For more details, see Referencing Fields.

Examples

Here are a few simple examples of custom PySpark code developed for the PySpark processor.

Compute Summary Statistics of a DataFrame

Let's say that your pipeline processes order data. You want to use the PySpark describe operation to calculate basic summary statistics including the mean, standard deviation, count, min, and max for all numeric and string columns.

You connect a single input stream to the PySpark processor, and then add the following PySpark code to the processor:
output = inputs[0].describe()

Combine Data in Two DataFrames

Let's say that your pipeline processes employee data from two separate databases. The employee data sets contain the same number of columns with the same data types. You want to use the PySpark union operation to combine data from both DataFrames into a single DataFrame.

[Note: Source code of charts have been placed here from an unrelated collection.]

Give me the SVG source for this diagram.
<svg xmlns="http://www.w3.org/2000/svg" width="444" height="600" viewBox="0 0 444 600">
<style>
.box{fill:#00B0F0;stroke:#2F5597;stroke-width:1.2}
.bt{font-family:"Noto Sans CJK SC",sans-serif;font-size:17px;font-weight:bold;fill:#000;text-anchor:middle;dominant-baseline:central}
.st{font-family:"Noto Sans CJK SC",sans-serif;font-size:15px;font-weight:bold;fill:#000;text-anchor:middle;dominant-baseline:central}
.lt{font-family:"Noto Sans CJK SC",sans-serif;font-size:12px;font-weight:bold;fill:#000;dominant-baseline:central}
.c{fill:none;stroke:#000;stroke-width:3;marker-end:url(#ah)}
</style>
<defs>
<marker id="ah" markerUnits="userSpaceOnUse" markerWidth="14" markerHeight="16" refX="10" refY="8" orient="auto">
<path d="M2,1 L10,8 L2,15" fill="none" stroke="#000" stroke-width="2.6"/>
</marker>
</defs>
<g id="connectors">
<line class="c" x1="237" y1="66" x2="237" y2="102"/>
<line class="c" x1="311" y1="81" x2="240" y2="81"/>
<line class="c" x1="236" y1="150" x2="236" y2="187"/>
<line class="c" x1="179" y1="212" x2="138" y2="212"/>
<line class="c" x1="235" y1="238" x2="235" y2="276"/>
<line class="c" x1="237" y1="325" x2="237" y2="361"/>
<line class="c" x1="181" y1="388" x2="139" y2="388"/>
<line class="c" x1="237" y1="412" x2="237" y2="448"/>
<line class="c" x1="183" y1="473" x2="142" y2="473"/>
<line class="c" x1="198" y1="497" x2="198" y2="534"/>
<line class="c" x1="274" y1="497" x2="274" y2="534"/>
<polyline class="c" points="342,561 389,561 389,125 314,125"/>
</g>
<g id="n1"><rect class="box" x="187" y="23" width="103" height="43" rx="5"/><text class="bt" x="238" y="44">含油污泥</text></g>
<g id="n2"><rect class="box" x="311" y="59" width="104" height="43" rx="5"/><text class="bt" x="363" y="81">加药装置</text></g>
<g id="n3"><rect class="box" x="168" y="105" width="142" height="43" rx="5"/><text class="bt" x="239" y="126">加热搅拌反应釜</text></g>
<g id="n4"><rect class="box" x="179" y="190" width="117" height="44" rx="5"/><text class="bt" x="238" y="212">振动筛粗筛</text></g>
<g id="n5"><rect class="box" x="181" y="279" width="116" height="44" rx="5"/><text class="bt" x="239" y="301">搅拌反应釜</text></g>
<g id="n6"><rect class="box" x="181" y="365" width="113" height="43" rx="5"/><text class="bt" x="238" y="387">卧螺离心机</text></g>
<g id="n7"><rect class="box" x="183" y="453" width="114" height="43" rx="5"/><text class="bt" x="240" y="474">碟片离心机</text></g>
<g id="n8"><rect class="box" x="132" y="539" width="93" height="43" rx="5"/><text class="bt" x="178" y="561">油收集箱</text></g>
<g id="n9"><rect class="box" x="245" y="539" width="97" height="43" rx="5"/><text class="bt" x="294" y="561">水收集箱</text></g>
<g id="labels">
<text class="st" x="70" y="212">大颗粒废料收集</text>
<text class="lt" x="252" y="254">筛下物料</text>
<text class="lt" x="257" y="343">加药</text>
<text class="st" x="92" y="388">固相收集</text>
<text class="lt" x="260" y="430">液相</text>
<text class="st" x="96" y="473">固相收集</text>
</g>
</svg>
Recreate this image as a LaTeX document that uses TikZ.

You connect both input streams to the PySpark processor, and then add the following PySpark code to the processor:
output = inputs[0].union(inputs[1])

Configuring a PySpark Processor

Configure a PySpark processor to transform data based on custom PySpark code.

Note: When running the pipeline on an existing cluster or local Transformer machine, complete the prerequisite tasks before configuring the processor. When provisioning a Databricks cluster to run the pipeline, be sure to specify the required cluster configuration.
  1. In the Properties panel, on the General tab, configure the following properties:
    General Property Description
    Name Stage name.
    Description Optional description.
    Cache Data Caches processed data so the data can be reused for multiple downstream stages. Use to improve performance when the stage passes data to multiple stages.

    Caching can limit pushdown optimization when the pipeline runs in ludicrous mode.

  2. On the PySpark tab, enter the PySpark code to run.

    Ensure that the custom PySpark code is valid before using it in the processor. When you validate a pipeline, Transformer does not validate the PySpark code.